History

United States
- Commissioned: 23 August 1862
- Decommissioned: July 1865
- Captured: 9 June 1862
- Fate: Sold, 26 November 1865

General characteristics
- Displacement: 38 tons
- Length: 81 ft 5 in (24.82 m)
- Beam: 17 ft 1 in (5.21 m)
- Draft: 3 ft 8 in (1.12 m)
- Propulsion: steam engine; side-wheel propelled;
- Armament: two 12-pounder howitzers

= USS General Pillow =

Gunboat of the United States Navy

USS General Pillow was a gunboat captured by the Union Navy during the American Civil War and placed into service with the Union Navy.
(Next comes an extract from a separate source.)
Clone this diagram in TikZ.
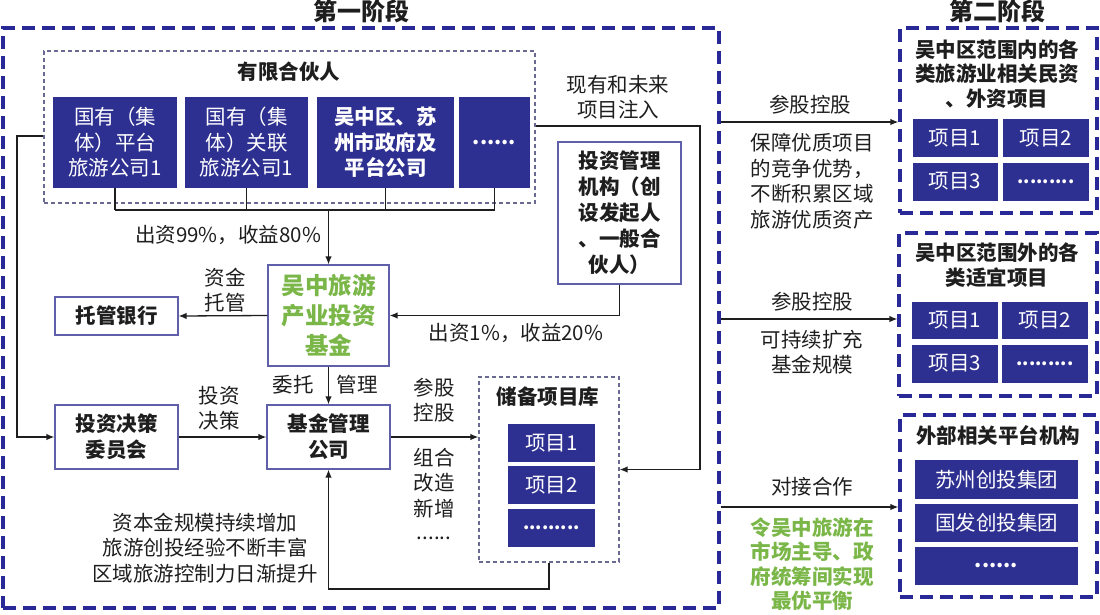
\documentclass[tikz,border=0pt]{standalone}
\usepackage{fontspec}
\setmainfont{Noto Sans CJK SC}
\usetikzlibrary{arrows.meta}
\definecolor{navy}{RGB}{40,40,150}
\definecolor{itemblue}{RGB}{46,48,145}
\definecolor{boxline}{RGB}{95,95,170}
\definecolor{grayline}{RGB}{105,105,145}
\definecolor{grn}{RGB}{122,182,72}
\definecolor{ink}{RGB}{30,30,30}
\begin{document}
\begin{tikzpicture}[x=1pt,y=-1pt,
  stage/.style={draw=navy,line width=3.2pt,dash pattern=on 13pt off 7pt,inner sep=0},
  gbox/.style={draw=grayline,line width=1.2pt,dash pattern=on 4pt off 3pt,inner sep=0},
  item/.style={fill=itemblue,text=white,inner sep=0,align=center,font=\fontsize{20.5}{25.5}\selectfont},
  wbox/.style={draw=boxline,line width=1.2pt,fill=white,inner sep=0,align=center,text=ink,font=\bfseries\fontsize{20.5}{26}\selectfont},
  lbl/.style={inner sep=0,align=center,text=ink,font=\fontsize{20.5}{25.5}\selectfont},
  ttl/.style={inner sep=0,align=center,text=ink,font=\bfseries\fontsize{20.5}{24.5}\selectfont},
  conn/.style={line width=1.3pt,draw=ink},
  arr/.style={conn,-{Latex[length=8pt,width=6.5pt]}}]
\useasboundingbox (0,0) rectangle (1100,614);

% stage frames
\node[stage,minimum width=716pt,minimum height=580pt] (s1) at (361,318) {};
\node[ttl,font=\bfseries\fontsize{24}{28}\selectfont] (t1) at (361,11) {第一阶段};
\node[ttl,font=\bfseries\fontsize{24}{28}\selectfont] (t2) at (997,11) {第二阶段};

% limited partners
\node[gbox,minimum width=491pt,minimum height=152pt] (lp) at (289.5,127) {};
\node[ttl] (lpt) at (289,72) {有限合伙人};
\node[item,minimum width=124pt,minimum height=91pt] (lp1) at (115,142.5) {国有（集\\体）平台\\旅游公司1};
\node[item,minimum width=123pt,minimum height=91pt] (lp2) at (246.5,142.5) {国有（集\\体）关联\\旅游公司1};
\node[item,minimum width=137pt,minimum height=91pt,font=\bfseries\fontsize{20.5}{25.5}\selectfont] (lp3) at (385.5,142.5) {吴中区、苏\\州市政府及\\平台公司};
\node[item,minimum width=71pt,minimum height=91pt,font=\bfseries\fontsize{20.5}{25.5}\selectfont] (lp4) at (494.5,142.5) {......};

% fund and others
\node[wbox,minimum width=121pt,minimum height=101pt,text=grn,font=\bfseries\fontsize{23.5}{30}\selectfont] (fund) at (328.5,315.5) {吴中旅游\\产业投资\\基金};
\node[wbox,minimum width=123pt,minimum height=38pt] (bank) at (116.5,316) {托管银行};
\node[wbox,minimum width=123pt,minimum height=142pt] (gp) at (619.5,213) {投资管理\\机构（创\\设发起人\\、一般合\\伙人）};
\node[wbox,minimum width=123pt,minimum height=64pt] (idc) at (116.5,437) {投资决策\\委员会};
\node[wbox,minimum width=123pt,minimum height=64pt] (mgmt) at (328.5,437) {基金管理\\公司};

% reserve project pool
\node[gbox,minimum width=140pt,minimum height=185pt] (res) at (549,469.5) {};
\node[ttl] (rest) at (548,397) {储备项目库};
\node[item,minimum width=87pt,minimum height=38pt] (r1) at (551.5,443) {项目1};
\node[item,minimum width=87pt,minimum height=38pt] (r2) at (551.5,485) {项目2};
\node[item,minimum width=87pt,minimum height=38pt,font=\bfseries\fontsize{18}{25.5}\selectfont] (r3) at (551.5,528) {.........};

% stage 2 boxes
\node[stage,minimum width=197pt,minimum height=185pt] (sa) at (998.5,120.5) {};
\node[ttl] (sat) at (997,74) {吴中区范围内的各\\类旅游业相关民资\\、外资项目};
\node[item,minimum width=85pt,minimum height=38pt] (a1) at (955,138) {项目1};
\node[item,minimum width=86pt,minimum height=38pt] (a2) at (1046,138) {项目2};
\node[item,minimum width=85pt,minimum height=38pt] (a3) at (955,181.5) {项目3};
\node[item,minimum width=86pt,minimum height=38pt,font=\bfseries\fontsize{18}{25.5}\selectfont] (a4) at (1046,181.5) {.........};

\node[stage,minimum width=198pt,minimum height=163pt] (sb) at (998,314.5) {};
\node[ttl] (sbt) at (997,265) {吴中区范围外的各\\类适宜项目};
\node[item,minimum width=86pt,minimum height=37pt] (b1) at (955,320) {项目1};
\node[item,minimum width=86pt,minimum height=37pt] (b2) at (1045,320) {项目2};
\node[item,minimum width=86pt,minimum height=38pt] (b3) at (955,363.5) {项目3};
\node[item,minimum width=86pt,minimum height=38pt,font=\bfseries\fontsize{18}{25.5}\selectfont] (b4) at (1045,363.5) {.........};

\node[stage,minimum width=197pt,minimum height=182pt] (sc) at (998.5,506) {};
\node[ttl] (sct) at (998,435) {外部相关平台机构};
\node[item,minimum width=163pt,minimum height=39pt] (c1) at (996.5,479.5) {苏州创投集团};
\node[item,minimum width=163pt,minimum height=38pt] (c2) at (996.5,523) {国发创投集团};
\node[item,minimum width=163pt,minimum height=38pt,font=\bfseries\fontsize{20.5}{25.5}\selectfont] (c3) at (996.5,566) {......};

% connectors: LP bus
\coordinate (busL) at (115,210);
\coordinate (busR) at (495,210);
\draw[conn] (lp1.south) -- (lp1.south|-busL);
\draw[conn] (lp2.south) -- (lp2.south|-busL);
\draw[conn] (lp3.south) -- (lp3.south|-busL);
\draw[conn] (lp4.south) -- (lp4.south|-busL);
\draw[conn] (busL) -- (busR);
\draw[arr] (fund.north|-busL) -- (fund.north);
\node[lbl] (l99) at (228,235) {出资99\%，收益80\%};

% left line to decision committee
\coordinate (lft) at (17,136);
\draw[arr] (lp.west|-lft) -- (lft) |- (idc.west);

% fund to bank
\draw[arr] (fund.west) -- (bank.east);
\node[lbl] (lbank) at (225,290) {资金\\托管};

% GP to fund
\draw[arr] (gp.south) |- (fund.east);
\node[lbl] (l1p) at (516,333) {出资1\%，收益20\%};

% injection
\coordinate (inj) at (700,126);
\draw[arr] (lp.east|-inj) -- (inj) |- (res.east);
\node[lbl] (linj) at (618,97) {现有和未来\\项目注入};

% fund to management
\draw[arr] (fund.south) -- (mgmt.north);
\node[lbl] (lwt) at (293,385) {委托};
\node[lbl] (lgl) at (357,385) {管理};

% committee to management
\draw[arr] (idc.east) -- (mgmt.west);
\node[lbl] (ltz) at (219,408) {投资\\决策};

% management to reserve
\draw[arr] (mgmt.east) -- (res.west|-mgmt.east);
\node[lbl] (lcg) at (434,400) {参股\\控股};
\node[lbl] (lzh) at (434,483) {组合\\改造\\新增};
\node[lbl] (ldots) at (434,538) {......};

% loop back
\coordinate (loopy) at (0,589);
\draw[arr] (res.south) -- (res.south|-loopy) -| (mgmt.south);
\node[lbl] (lcap) at (205,548) {资本金规模持续增加\\旅游创投经验不断丰富\\区域旅游控制力日渐提升};

% stage 2 arrows
\coordinate (ya) at (0,122);
\coordinate (yb) at (0,319);
\coordinate (yc) at (0,507);
\draw[arr] (s1.east|-ya) -- (sa.west|-ya);
\draw[arr] (s1.east|-yb) -- (sb.west|-yb);
\draw[arr] (s1.east|-yc) -- (sc.west|-yc);
\node[lbl] (la1) at (810,105) {参股控股};
\node[lbl] (la2) at (812,181) {保障优质项目\\的竞争优势，\\不断积累区域\\旅游优质资产};
\node[lbl] (lb1) at (812,302) {参股控股};
\node[lbl] (lb2) at (812,352) {可持续扩充\\基金规模};
\node[lbl] (lc1) at (812,487) {对接合作};
\node[lbl,text=grn,font=\bfseries\fontsize{20.5}{24.5}\selectfont] (lc2) at (812,564) {令吴中旅游在\\市场主导、政\\府统筹间实现\\最优平衡};
\end{tikzpicture}
\end{document}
She served the Union cause from 1862 until the end of war in 1865. It was named for General Gideon Pillow.

== Service history ==

General Pillow (Gunboat No. 20) was originally Confederate steamer B. M. Moore and served the South as a gunboat until she was captured on the Hatchee River, Tennessee, by 9 June 1862. She was transferred to the Union Navy by the War Department; and after outfitting and repairs at Cairo, Illinois., General Pillow departed Cairo 23 August for duty with the Mississippi Squadron, Lt. LeRoy Fitch in command. General Pillow became part of the light draft squadron on the Tennessee River and the Cumberland River, and for the next several months convoyed troop transports and fought guerrillas on the riverbanks. February 1863 saw her again at Cairo guarding mortar ships and ammunition barges, in addition to making occasional visits to Mound City, Illinois, and the mouth of the Tennessee River. She continued this duty until July 1865 when she was turned over to the Commandant of the Naval Station, Mound City, for disposal. General Pillow was sold at Mound City 26 November 1865 to Wetzel and Hallerburg.